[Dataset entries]
_ _ _ _ _ _ _

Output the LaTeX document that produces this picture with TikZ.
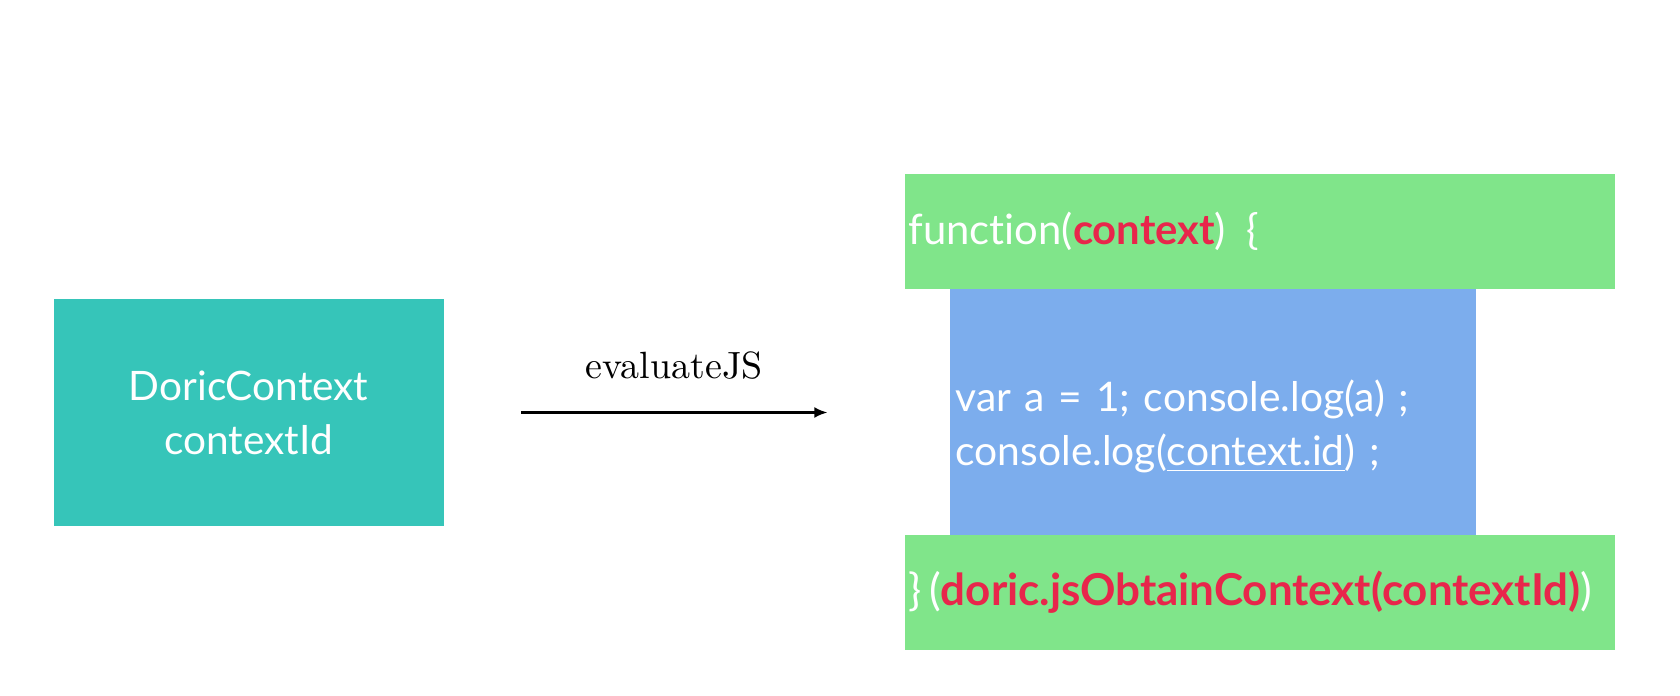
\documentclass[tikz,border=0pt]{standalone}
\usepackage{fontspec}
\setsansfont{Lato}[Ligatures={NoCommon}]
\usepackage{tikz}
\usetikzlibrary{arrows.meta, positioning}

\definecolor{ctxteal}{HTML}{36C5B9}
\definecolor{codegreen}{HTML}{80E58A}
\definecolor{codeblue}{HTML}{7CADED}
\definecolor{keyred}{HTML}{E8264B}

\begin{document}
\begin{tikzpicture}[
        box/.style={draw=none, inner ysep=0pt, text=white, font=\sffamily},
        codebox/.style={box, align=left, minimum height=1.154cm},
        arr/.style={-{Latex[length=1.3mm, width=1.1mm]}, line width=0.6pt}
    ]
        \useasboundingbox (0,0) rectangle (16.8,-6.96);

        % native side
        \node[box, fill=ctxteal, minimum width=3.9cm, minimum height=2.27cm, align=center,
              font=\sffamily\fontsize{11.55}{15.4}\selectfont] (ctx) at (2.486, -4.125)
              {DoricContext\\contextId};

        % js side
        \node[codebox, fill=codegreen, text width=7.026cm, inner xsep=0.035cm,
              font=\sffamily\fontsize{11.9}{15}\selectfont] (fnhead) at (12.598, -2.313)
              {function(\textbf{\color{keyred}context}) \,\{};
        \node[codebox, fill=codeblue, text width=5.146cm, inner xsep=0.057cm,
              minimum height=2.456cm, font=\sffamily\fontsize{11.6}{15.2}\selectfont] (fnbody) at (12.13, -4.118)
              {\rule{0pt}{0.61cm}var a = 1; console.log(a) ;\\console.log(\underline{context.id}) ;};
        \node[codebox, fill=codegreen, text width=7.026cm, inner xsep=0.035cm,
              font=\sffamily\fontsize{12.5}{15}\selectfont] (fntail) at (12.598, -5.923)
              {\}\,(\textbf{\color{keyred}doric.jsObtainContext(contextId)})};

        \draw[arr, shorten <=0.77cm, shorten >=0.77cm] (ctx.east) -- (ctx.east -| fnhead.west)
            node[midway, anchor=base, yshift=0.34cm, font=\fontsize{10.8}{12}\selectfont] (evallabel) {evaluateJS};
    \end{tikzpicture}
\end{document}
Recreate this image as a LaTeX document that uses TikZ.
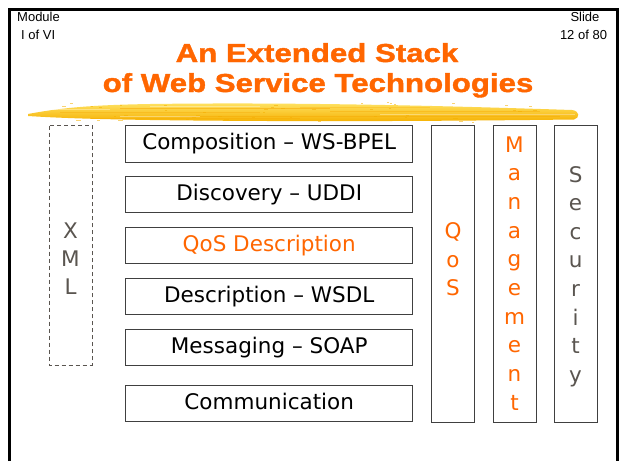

_ _ _ _ _ _ _

## Given instruction
From the material above, reproduce everything verbatim except the pictures.

## The answer
Output the LaTeX document that produces this picture with TikZ.
\documentclass[tikz,border=0pt]{standalone}
\usepackage{fontspec}
\setsansfont{Lato}[Ligatures={NoCommon}]
\usepackage{tikz}
\usetikzlibrary{arrows.meta, positioning}

\definecolor{ctxteal}{HTML}{36C5B9}
\definecolor{codegreen}{HTML}{80E58A}
\definecolor{codeblue}{HTML}{7CADED}
\definecolor{keyred}{HTML}{E8264B}

\begin{document}
\begin{tikzpicture}[
        box/.style={draw=none, inner ysep=0pt, text=white, font=\sffamily},
        codebox/.style={box, align=left, minimum height=1.154cm},
        arr/.style={-{Latex[length=1.3mm, width=1.1mm]}, line width=0.6pt}
    ]
        \useasboundingbox (0,0) rectangle (16.8,-6.96);

        % native side
        \node[box, fill=ctxteal, minimum width=3.9cm, minimum height=2.27cm, align=center,
              font=\sffamily\fontsize{11.55}{15.4}\selectfont] (ctx) at (2.486, -4.125)
              {DoricContext\\contextId};

        % js side
        \node[codebox, fill=codegreen, text width=7.026cm, inner xsep=0.035cm,
              font=\sffamily\fontsize{11.9}{15}\selectfont] (fnhead) at (12.598, -2.313)
              {function(\textbf{\color{keyred}context}) \,\{};
        \node[codebox, fill=codeblue, text width=5.146cm, inner xsep=0.057cm,
              minimum height=2.456cm, font=\sffamily\fontsize{11.6}{15.2}\selectfont] (fnbody) at (12.13, -4.118)
              {\rule{0pt}{0.61cm}var a = 1; console.log(a) ;\\console.log(\underline{context.id}) ;};
        \node[codebox, fill=codegreen, text width=7.026cm, inner xsep=0.035cm,
              font=\sffamily\fontsize{12.5}{15}\selectfont] (fntail) at (12.598, -5.923)
              {\}\,(\textbf{\color{keyred}doric.jsObtainContext(contextId)})};

        \draw[arr, shorten <=0.77cm, shorten >=0.77cm] (ctx.east) -- (ctx.east -| fnhead.west)
            node[midway, anchor=base, yshift=0.34cm, font=\fontsize{10.8}{12}\selectfont] (evallabel) {evaluateJS};
    \end{tikzpicture}
\end{document}
Recreate this image as a LaTeX document that uses TikZ.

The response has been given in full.